▸ STATED TASK: Check each line for the word "matplotlib" and report how many have it. Give nothing else.

▸ DATA SHOWN:
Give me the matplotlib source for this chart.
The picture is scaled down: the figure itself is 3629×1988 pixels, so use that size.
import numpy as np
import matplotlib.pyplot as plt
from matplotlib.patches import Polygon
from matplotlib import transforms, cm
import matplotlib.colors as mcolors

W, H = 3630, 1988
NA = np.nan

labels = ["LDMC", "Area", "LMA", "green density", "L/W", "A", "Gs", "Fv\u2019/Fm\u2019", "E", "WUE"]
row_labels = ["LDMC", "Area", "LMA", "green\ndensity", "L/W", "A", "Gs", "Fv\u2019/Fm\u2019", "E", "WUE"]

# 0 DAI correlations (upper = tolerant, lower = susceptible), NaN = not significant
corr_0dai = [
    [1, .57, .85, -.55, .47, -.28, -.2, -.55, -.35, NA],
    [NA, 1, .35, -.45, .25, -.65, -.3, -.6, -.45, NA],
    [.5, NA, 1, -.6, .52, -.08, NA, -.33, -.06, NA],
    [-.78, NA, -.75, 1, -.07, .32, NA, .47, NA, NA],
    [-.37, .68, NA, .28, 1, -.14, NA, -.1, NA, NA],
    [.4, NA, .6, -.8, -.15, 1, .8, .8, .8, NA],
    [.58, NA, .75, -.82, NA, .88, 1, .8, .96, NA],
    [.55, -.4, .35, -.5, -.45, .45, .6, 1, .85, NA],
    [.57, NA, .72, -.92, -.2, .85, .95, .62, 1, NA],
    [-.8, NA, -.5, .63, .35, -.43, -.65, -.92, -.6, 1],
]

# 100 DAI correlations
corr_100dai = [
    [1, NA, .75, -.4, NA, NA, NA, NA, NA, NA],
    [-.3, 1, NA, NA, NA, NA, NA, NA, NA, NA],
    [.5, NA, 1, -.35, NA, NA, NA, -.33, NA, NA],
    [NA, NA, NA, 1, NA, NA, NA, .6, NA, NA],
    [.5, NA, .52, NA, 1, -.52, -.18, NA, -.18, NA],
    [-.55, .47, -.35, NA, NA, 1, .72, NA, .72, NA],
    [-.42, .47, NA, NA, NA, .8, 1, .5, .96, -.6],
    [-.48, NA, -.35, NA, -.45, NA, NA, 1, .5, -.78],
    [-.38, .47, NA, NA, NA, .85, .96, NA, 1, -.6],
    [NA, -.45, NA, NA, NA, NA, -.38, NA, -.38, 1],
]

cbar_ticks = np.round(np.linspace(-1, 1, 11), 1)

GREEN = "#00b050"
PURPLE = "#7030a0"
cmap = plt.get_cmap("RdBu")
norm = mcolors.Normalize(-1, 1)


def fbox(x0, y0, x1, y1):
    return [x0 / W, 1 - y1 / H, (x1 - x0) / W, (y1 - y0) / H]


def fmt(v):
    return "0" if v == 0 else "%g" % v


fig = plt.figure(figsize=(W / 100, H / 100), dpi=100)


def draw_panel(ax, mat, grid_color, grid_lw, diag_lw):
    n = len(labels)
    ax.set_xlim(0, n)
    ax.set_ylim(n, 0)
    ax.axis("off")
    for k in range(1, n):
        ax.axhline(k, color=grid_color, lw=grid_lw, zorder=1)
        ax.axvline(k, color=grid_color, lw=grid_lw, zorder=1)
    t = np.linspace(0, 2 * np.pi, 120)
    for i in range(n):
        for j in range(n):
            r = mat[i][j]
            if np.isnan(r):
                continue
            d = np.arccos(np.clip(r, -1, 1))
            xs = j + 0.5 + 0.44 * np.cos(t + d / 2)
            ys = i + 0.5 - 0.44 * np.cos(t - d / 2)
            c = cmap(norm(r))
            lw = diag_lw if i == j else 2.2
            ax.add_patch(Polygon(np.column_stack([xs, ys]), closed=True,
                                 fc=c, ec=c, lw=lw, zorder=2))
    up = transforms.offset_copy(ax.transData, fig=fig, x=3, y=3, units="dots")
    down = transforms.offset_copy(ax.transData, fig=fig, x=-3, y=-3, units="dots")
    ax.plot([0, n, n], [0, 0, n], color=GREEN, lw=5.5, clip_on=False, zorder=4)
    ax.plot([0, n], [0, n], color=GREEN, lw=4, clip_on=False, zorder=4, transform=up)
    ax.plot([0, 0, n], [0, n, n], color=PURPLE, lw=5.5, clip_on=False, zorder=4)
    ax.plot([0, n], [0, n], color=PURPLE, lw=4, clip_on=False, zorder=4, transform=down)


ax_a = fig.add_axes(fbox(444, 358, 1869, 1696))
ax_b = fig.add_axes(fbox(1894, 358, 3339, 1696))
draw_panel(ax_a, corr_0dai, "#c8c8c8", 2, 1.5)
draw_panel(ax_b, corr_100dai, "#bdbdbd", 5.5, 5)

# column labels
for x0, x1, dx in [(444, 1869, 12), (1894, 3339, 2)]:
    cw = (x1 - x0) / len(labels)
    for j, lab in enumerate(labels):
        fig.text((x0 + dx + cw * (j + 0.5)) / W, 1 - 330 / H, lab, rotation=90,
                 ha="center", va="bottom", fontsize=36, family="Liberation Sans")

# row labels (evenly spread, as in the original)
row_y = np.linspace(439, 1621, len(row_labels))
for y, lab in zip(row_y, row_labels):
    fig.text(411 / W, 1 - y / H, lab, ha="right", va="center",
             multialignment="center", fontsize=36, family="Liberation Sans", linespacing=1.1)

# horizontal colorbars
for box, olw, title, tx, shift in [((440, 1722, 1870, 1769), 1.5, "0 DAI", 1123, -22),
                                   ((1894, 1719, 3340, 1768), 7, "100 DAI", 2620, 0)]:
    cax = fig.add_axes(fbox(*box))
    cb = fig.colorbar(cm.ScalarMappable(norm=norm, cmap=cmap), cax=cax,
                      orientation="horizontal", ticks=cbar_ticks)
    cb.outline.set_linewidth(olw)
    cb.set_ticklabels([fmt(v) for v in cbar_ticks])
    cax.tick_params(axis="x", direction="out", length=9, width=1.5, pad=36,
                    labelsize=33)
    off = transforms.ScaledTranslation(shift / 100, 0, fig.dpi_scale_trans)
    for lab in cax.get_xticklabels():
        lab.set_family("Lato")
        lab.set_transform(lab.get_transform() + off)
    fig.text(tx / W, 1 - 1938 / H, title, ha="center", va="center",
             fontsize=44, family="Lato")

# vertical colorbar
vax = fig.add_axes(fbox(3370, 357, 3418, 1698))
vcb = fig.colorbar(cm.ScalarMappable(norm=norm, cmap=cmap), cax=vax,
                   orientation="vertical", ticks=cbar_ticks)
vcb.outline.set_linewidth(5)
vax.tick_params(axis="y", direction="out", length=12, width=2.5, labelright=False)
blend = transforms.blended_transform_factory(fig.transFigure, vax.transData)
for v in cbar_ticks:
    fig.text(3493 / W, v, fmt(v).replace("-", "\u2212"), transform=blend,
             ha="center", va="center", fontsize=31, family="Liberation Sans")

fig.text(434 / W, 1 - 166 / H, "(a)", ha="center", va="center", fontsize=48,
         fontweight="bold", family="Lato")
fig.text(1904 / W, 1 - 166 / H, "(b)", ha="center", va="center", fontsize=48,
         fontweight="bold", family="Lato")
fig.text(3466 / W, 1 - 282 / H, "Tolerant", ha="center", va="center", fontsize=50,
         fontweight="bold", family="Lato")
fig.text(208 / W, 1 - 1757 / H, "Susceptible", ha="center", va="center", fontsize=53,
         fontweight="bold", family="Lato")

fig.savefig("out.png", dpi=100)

▸ TASK SOLUTION: 5